▶ [Short task] Open with the line that has "Emit a web page"; close with the line that has "var thickness = d3.range(0, 151).map(function(i)". Retype those lines exactly, images excluded.

-------- Information given

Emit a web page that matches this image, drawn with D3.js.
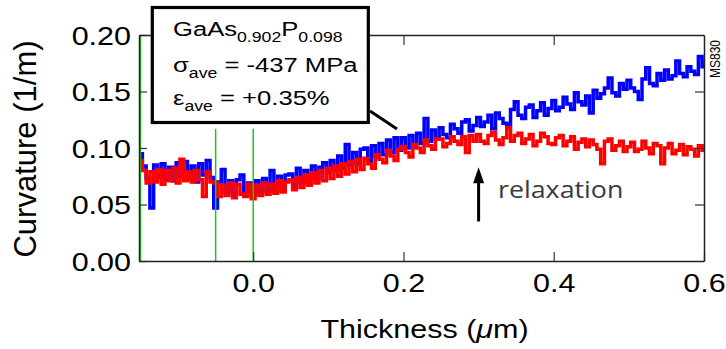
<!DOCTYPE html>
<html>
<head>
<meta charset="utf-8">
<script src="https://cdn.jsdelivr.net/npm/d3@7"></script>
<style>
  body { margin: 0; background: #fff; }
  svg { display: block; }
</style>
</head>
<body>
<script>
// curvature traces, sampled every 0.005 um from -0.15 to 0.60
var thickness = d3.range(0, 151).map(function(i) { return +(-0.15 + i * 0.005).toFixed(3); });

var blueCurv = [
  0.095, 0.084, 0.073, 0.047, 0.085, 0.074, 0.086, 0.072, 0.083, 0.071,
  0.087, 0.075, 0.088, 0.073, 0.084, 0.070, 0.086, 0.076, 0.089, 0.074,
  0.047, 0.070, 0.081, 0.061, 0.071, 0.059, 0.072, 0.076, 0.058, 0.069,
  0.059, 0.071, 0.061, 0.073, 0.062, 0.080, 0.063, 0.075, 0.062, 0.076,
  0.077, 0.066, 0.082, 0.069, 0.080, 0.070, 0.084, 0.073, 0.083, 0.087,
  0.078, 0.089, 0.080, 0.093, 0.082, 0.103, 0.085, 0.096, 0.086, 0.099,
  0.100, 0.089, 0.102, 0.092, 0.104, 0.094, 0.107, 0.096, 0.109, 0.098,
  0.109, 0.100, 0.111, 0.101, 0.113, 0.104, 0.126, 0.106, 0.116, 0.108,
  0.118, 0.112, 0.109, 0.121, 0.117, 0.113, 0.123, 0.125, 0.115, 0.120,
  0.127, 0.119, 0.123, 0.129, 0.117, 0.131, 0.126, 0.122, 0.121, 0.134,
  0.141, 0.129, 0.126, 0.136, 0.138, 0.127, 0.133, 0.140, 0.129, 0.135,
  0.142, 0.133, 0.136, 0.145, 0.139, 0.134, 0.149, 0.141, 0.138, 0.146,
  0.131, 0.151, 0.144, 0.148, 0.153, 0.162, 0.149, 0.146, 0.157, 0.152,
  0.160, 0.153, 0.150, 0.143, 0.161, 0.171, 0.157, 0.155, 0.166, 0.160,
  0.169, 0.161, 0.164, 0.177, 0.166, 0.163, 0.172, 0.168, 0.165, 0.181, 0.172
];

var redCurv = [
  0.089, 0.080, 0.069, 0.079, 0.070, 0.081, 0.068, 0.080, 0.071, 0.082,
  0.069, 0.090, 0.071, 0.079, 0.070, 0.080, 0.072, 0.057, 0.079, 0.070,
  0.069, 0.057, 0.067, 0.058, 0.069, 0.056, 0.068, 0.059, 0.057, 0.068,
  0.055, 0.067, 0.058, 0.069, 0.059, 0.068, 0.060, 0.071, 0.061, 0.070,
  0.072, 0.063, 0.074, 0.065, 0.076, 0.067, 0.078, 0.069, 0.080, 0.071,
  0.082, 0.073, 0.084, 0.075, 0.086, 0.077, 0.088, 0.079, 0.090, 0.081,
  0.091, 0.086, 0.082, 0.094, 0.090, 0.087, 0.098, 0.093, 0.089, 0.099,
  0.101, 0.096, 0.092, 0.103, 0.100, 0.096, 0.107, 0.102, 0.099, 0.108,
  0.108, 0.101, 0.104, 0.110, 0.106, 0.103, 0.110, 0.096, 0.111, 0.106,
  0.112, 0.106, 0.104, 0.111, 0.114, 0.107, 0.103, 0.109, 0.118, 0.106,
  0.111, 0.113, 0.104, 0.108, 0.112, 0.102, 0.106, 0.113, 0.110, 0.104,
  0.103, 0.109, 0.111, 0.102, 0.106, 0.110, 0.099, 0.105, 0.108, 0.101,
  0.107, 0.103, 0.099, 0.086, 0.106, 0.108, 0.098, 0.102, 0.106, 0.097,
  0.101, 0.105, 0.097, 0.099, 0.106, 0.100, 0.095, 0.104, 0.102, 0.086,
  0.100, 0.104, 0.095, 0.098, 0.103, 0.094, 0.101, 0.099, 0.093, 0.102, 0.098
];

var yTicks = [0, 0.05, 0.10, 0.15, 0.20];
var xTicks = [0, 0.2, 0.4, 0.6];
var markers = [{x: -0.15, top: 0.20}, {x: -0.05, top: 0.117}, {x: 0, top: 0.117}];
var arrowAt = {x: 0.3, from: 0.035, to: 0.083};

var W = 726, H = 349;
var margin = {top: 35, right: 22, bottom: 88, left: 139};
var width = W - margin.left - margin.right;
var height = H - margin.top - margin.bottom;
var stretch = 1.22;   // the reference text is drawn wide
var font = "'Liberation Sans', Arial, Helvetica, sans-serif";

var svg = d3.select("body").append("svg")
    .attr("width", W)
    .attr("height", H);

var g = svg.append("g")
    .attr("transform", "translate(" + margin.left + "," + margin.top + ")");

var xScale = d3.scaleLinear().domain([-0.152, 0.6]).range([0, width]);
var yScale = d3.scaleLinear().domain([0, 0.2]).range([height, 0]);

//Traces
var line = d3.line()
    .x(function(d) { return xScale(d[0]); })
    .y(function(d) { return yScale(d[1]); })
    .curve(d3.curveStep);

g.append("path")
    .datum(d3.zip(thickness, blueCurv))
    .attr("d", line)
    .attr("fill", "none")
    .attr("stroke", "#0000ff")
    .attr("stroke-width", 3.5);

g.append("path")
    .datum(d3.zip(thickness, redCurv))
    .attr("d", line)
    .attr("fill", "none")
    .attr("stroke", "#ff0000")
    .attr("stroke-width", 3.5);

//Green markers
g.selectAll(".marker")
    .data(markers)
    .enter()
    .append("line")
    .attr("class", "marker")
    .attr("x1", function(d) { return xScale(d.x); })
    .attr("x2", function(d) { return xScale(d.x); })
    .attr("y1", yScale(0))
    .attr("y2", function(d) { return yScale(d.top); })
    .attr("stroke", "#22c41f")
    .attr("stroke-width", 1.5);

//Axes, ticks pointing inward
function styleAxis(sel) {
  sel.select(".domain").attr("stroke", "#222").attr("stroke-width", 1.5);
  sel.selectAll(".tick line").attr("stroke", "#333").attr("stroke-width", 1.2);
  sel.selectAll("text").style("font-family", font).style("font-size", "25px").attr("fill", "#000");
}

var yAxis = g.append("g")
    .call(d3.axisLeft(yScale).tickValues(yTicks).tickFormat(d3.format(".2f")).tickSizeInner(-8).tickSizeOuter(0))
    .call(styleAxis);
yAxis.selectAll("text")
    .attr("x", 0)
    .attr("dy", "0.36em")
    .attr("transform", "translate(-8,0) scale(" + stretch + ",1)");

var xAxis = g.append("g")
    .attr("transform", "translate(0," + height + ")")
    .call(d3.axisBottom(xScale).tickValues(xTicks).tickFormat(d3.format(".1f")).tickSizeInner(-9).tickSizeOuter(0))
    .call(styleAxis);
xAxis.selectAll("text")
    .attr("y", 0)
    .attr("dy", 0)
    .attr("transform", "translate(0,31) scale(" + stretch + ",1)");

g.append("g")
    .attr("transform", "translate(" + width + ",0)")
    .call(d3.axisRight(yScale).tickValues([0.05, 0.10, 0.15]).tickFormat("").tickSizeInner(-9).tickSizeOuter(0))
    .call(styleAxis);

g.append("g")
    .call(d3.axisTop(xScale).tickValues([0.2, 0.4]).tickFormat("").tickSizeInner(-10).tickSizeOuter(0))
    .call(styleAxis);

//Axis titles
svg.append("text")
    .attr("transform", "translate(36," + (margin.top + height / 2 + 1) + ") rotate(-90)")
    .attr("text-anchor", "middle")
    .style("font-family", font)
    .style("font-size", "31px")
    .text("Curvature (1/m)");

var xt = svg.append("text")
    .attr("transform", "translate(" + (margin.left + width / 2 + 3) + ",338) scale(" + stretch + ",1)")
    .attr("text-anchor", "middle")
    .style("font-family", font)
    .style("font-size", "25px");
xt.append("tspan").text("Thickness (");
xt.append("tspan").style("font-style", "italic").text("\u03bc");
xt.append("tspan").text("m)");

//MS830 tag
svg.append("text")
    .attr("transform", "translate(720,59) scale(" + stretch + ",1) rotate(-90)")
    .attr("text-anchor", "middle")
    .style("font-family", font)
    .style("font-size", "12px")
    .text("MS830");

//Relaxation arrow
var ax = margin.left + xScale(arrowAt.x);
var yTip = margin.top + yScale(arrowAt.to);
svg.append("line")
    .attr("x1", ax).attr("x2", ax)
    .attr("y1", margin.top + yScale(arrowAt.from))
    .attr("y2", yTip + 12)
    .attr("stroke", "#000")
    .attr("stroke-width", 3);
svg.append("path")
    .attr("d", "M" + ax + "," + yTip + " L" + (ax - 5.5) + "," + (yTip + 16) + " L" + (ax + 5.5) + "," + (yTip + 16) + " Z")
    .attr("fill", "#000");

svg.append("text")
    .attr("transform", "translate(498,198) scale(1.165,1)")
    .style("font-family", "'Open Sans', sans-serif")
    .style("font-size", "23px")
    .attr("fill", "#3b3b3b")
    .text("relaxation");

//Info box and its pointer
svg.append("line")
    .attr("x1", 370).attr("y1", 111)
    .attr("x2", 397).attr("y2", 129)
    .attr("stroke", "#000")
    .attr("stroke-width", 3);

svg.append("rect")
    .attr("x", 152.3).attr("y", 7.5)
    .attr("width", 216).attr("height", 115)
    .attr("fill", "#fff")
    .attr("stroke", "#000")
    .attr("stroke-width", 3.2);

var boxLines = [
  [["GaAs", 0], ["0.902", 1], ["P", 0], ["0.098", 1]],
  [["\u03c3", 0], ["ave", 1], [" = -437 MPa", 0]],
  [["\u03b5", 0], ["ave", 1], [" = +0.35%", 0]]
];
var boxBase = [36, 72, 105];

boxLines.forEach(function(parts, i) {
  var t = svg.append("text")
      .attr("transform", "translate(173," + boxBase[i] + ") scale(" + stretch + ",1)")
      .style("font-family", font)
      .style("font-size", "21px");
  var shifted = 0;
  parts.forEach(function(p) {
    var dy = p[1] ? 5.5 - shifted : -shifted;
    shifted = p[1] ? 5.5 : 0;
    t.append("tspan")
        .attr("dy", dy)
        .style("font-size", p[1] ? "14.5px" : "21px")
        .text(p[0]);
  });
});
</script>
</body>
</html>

----------------
-------- Information given

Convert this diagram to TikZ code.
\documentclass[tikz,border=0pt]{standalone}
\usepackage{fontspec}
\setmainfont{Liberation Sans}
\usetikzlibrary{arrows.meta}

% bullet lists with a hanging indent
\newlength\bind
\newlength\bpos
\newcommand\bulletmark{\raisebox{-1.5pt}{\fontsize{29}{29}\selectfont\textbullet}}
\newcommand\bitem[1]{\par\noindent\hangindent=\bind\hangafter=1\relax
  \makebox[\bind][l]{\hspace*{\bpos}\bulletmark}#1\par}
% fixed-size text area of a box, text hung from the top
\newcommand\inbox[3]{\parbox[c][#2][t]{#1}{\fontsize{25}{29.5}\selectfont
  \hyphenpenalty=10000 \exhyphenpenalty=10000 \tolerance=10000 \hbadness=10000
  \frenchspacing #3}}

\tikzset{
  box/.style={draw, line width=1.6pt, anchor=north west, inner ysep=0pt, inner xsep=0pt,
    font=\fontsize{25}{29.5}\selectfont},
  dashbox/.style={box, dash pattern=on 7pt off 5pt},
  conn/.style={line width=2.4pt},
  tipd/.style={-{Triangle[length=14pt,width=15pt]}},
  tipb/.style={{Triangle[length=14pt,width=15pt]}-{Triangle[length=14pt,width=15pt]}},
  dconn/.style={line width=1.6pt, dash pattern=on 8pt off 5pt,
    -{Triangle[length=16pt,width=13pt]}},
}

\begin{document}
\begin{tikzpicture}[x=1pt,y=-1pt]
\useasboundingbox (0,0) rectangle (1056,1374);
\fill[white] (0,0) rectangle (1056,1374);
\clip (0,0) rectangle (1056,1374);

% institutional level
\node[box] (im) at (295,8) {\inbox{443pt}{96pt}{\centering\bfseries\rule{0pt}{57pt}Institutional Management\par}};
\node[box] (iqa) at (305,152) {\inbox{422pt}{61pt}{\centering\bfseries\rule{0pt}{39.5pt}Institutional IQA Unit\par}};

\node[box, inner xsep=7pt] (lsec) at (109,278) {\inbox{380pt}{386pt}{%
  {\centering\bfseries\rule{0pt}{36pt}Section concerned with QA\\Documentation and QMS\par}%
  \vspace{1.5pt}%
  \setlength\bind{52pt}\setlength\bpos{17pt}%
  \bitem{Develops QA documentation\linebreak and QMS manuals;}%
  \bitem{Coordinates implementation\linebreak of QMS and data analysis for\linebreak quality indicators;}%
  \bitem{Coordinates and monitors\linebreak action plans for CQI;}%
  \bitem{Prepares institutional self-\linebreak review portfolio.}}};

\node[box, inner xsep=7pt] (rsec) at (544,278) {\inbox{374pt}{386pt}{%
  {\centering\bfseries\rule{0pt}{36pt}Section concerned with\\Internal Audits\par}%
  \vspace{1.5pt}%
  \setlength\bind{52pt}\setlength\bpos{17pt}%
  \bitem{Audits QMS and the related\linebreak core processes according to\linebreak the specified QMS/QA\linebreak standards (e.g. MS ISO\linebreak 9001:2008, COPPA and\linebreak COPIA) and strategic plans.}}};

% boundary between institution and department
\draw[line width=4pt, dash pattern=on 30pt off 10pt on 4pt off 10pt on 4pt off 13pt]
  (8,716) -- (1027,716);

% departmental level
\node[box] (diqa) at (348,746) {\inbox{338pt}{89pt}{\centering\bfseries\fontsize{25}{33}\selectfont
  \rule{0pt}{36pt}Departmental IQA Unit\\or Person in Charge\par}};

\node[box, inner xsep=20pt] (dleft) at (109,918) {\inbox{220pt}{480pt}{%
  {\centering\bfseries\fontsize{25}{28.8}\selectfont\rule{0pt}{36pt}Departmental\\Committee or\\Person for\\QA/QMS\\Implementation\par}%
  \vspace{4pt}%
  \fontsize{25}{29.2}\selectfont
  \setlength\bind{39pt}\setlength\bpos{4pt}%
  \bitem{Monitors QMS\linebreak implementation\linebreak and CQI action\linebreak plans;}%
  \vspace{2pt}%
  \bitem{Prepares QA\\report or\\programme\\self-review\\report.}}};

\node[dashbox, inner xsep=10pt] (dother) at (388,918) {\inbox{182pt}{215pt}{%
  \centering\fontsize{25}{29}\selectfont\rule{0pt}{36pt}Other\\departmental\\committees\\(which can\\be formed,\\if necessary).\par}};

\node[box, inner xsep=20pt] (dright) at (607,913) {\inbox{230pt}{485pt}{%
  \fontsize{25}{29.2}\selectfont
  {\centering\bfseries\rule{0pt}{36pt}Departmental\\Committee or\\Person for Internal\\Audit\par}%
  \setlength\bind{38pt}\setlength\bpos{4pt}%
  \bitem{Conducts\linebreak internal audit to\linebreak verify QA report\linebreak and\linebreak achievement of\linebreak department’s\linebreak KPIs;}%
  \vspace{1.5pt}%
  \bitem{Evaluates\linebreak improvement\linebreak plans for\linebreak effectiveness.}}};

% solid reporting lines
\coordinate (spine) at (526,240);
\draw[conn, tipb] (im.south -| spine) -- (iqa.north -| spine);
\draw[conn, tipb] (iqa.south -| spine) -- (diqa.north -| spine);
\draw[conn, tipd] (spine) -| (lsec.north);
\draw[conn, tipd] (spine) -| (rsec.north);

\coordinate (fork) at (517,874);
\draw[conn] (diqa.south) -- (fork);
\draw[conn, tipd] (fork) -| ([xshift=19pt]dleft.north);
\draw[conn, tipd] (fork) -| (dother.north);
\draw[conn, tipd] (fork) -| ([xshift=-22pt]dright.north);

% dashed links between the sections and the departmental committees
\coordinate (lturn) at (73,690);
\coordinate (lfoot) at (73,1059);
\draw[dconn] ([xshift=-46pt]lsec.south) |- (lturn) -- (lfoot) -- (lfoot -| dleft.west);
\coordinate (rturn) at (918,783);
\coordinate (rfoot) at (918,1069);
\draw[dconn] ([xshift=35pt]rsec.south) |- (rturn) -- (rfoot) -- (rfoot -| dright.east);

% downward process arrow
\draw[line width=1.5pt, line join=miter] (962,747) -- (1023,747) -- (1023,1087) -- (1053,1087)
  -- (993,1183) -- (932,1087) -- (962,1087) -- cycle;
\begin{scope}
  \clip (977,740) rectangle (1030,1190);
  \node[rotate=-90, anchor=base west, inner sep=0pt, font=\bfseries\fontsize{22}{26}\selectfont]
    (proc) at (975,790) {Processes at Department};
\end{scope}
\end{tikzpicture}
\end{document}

----------------

▶ [Task answer]
Emit a web page that matches this image, drawn with D3.js.
<!DOCTYPE html>
<html>
<head>
<meta charset="utf-8">
<script src="https://cdn.jsdelivr.net/npm/d3@7"></script>
<style>
  body { margin: 0; background: #fff; }
  svg { display: block; }
</style>
</head>
<body>
<script>
// curvature traces, sampled every 0.005 um from -0.15 to 0.60
var thickness = d3.range(0, 151).map(function(i) { return +(-0.15 + i * 0.005).toFixed(3); });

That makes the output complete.